How to create a segment in Experiense: 1. Go to the Contacts section. 2. Click “Create Segment” or similar (the label may change, but you get the idea). 3. Use filters like “Tag is,” “Email contains,” or “Last activity after [date].” 4. Give your segment a clear, boring name (e.g., “Recent Webinar Attendees”). You’ll thank yourself later.

What not to do: - Don’t make super-narrow segments unless you have a specific use for them. - Don’t try to segment on every field just because you can—stick with what matters to your workflow.

Real-world tip:
If you’re not sure how you’ll use a segment, don’t create it yet. Wait until you have a real campaign or report in mind.


6. Use Tags Wisely—Not as a Junk Drawer

Tags are handy but get out of control fast.

How to use tags well: - For temporary groups: E.g., “2024 conference,” “Needs follow-up.” - For simple labels: E.g., “VIP,” “Partner,” “Newsletter.”

What to avoid: - Don’t use tags for permanent traits that belong in a field (like “Industry” or “Region”). - Don’t create a tag every time you think, “I might want to filter by this someday.”

Pro Tip:
Audit your tags every few months. Merge or delete the ones you don’t use.


7. Keep Your Segmentation Strategy Simple

The best segmentation strategy is one you’ll actually maintain. Here are some rules of thumb:

  • Fewer, better segments. If you have to scroll to see all your segments, you have too many.
  • Automate where it makes sense. Use Experiense’s automation (if you pay for it) to move contacts between segments based on activity. But don’t automate for its own sake.
  • Review regularly. Every quarter, look at your segments and tags. Delete the ones you don’t use.

Ignore the hype:
You don’t need “hyper-personalized micro-segments” unless you have a team dedicated to working them. For most people, broad, useful segments are more than enough.


8. Common Pitfalls and How to Dodge Them

Here’s what trips up most folks:

  • Importing junk data. Garbage in, garbage out. Clean it first.
  • Over-segmenting. It’s tempting to slice your list a hundred ways. Resist.
  • Forgetting privacy basics. Make sure you’ve got permission to contact everyone you import—no exceptions.
  • Not testing imports. Always do a test import with 10-20 records before doing the whole list.

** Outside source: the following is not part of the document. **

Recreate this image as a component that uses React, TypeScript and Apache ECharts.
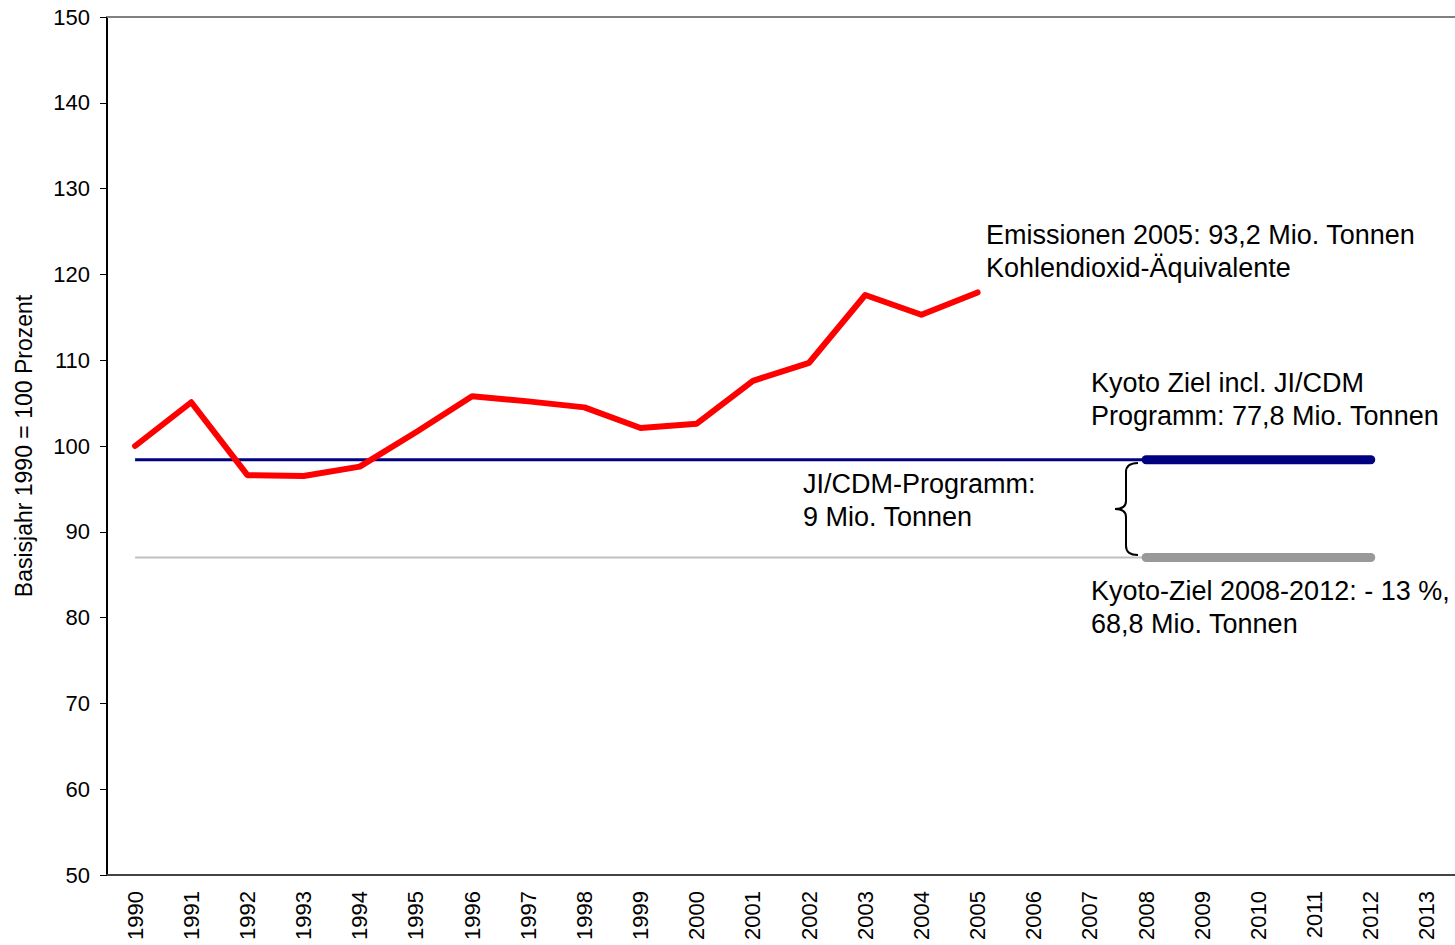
import { useEffect, useRef } from "react";
import * as echarts from "echarts";

const years = [
  "1990", "1991", "1992", "1993", "1994", "1995", "1996", "1997", "1998", "1999", "2000", "2001",
  "2002", "2003", "2004", "2005", "2006", "2007", "2008", "2009", "2010", "2011", "2012", "2013",
];
const emissions = [100, 105.1, 96.6, 96.5, 97.6, 101.6, 105.8, 105.2, 104.5, 102.1, 102.6, 107.6, 109.7, 117.6, 115.3, 117.9];
const kyotoInclThin = [["1990", 98.4], ["2008", 98.4]];
const kyotoInclPeriod = [["2008", 98.4], ["2012", 98.4]];
const kyotoThin = [["1990", 87], ["2008", 87]];
const kyotoPeriod = [["2008", 87], ["2012", 87]];

const yTicks = { min: 50, max: 150, interval: 10 };

echarts.graphic.registerShape(
  "brace",
  echarts.graphic.extendPath(
    "M 23 0 C 15 0 11 3 11 9 L 11 38 C 11 43 8 46 0 46 C 8 46 11 49 11 54 L 11 83 C 11 89 15 92 23 92",
    {}
  )
);

const FONT = "'Liberation Sans', Arial, sans-serif";

export default function App() {
  const ref = useRef<HTMLDivElement>(null);
  useEffect(() => {
    const chart = echarts.init(ref.current!, null, { renderer: "svg" });
    const txt = (x: number, y: number, text: string) => ({
      type: "text",
      x,
      y,
      style: { text, font: `27px ${FONT}`, fill: "#000", lineHeight: 33, textVerticalAlign: "top" },
    });
    chart.setOption({
      animation: false,
      backgroundColor: "#fff",
      textStyle: { fontFamily: FONT },
      grid: { left: 107, top: 17, bottom: 70, right: -2 },
      xAxis: [
        {
          type: "category",
          data: years,
          boundaryGap: true,
          axisLine: { lineStyle: { color: "#444", width: 2 } },
          axisTick: { length: 8, lineStyle: { color: "#000", width: 1 } },
          axisLabel: { rotate: 90, fontSize: 22, color: "#000", margin: 16, interval: 0, fontFamily: FONT },
        },
        {
          type: "category",
          data: years,
          position: "top",
          axisLine: { lineStyle: { color: "#808080", width: 2 } },
          axisTick: { show: false },
          axisLabel: { show: false },
        },
      ],
      yAxis: {
        type: "value",
        min: yTicks.min,
        max: yTicks.max,
        interval: yTicks.interval,
        name: "Basisjahr 1990 = 100 Prozent",
        nameLocation: "middle",
        nameGap: 72,
        nameTextStyle: { fontSize: 23, color: "#000", fontFamily: FONT },
        axisLine: { show: true, lineStyle: { color: "#000", width: 2 } },
        axisTick: { show: true, length: 7, lineStyle: { color: "#000", width: 1 } },
        axisLabel: { fontSize: 22, color: "#000", margin: 17, fontFamily: FONT },
        splitLine: { show: false },
      },
      series: [
        {
          type: "line",
          data: kyotoThin,
          symbol: "none",
          lineStyle: { color: "#c0c0c0", width: 2 },
          z: 2,
        },
        {
          type: "line",
          data: kyotoPeriod,
          symbol: "none",
          lineStyle: { color: "#999999", width: 9, cap: "round" },
          z: 3,
        },
        {
          type: "line",
          data: kyotoInclThin,
          symbol: "none",
          lineStyle: { color: "#000080", width: 3 },
          z: 2,
        },
        {
          type: "line",
          data: kyotoInclPeriod,
          symbol: "none",
          lineStyle: { color: "#000080", width: 9, cap: "round" },
          z: 3,
        },
        {
          type: "line",
          data: emissions,
          symbol: "none",
          lineStyle: { color: "#ff0000", width: 6, cap: "round", join: "round" },
          z: 4,
        },
      ],
      graphic: [
        {
          type: "brace",
          x: 1115,
          y: 463,
          style: { stroke: "#000", lineWidth: 2, fill: "none" },
        },
        txt(986, 218, "Emissionen 2005: 93,2 Mio. Tonnen\nKohlendioxid-Äquivalente"),
        txt(1091, 366, "Kyoto Ziel incl. JI/CDM\nProgramm: 77,8 Mio. Tonnen"),
        txt(803, 467, "JI/CDM-Programm:\n9 Mio. Tonnen"),
        txt(1091, 574, "Kyoto-Ziel 2008-2012: - 13 %,\n68,8 Mio. Tonnen"),
      ],
    });
    return () => chart.dispose();
  }, []);
  return (
    <div
      ref={ref}
      style={{ position: "absolute", left: 0, top: 0, width: 1455, height: 945, overflow: "hidden" }}
    />
  );
}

9. When (and How) to Re-import or Update Contacts

Sometimes you need to update your contact list in bulk. Here’s what works:

  • For small updates: Use Experiense’s bulk edit tools.
  • For big changes: Export your current list, make edits in your spreadsheet, and re-import. Experiense matches on email, so updated info will overwrite the old.
  • For ongoing sync: Only bother with API or integrations if you have an IT person or a real business need.

Don’t:
Keep uploading new lists without merging. You’ll end up with duplicates and conflicting info.


10. Keep It Simple, Iterate Often

You don’t need a PhD in CRM to get this right. Start with the basics, see what works for your workflow, and adjust as you go. Most of the pain in contact management comes from overthinking it or trying to do too much at once.

If you keep things clean and organized now, you’ll save yourself hours (and headaches) down the road. Remember: simple segments, clean data, and regular reviews beat fancy features every time.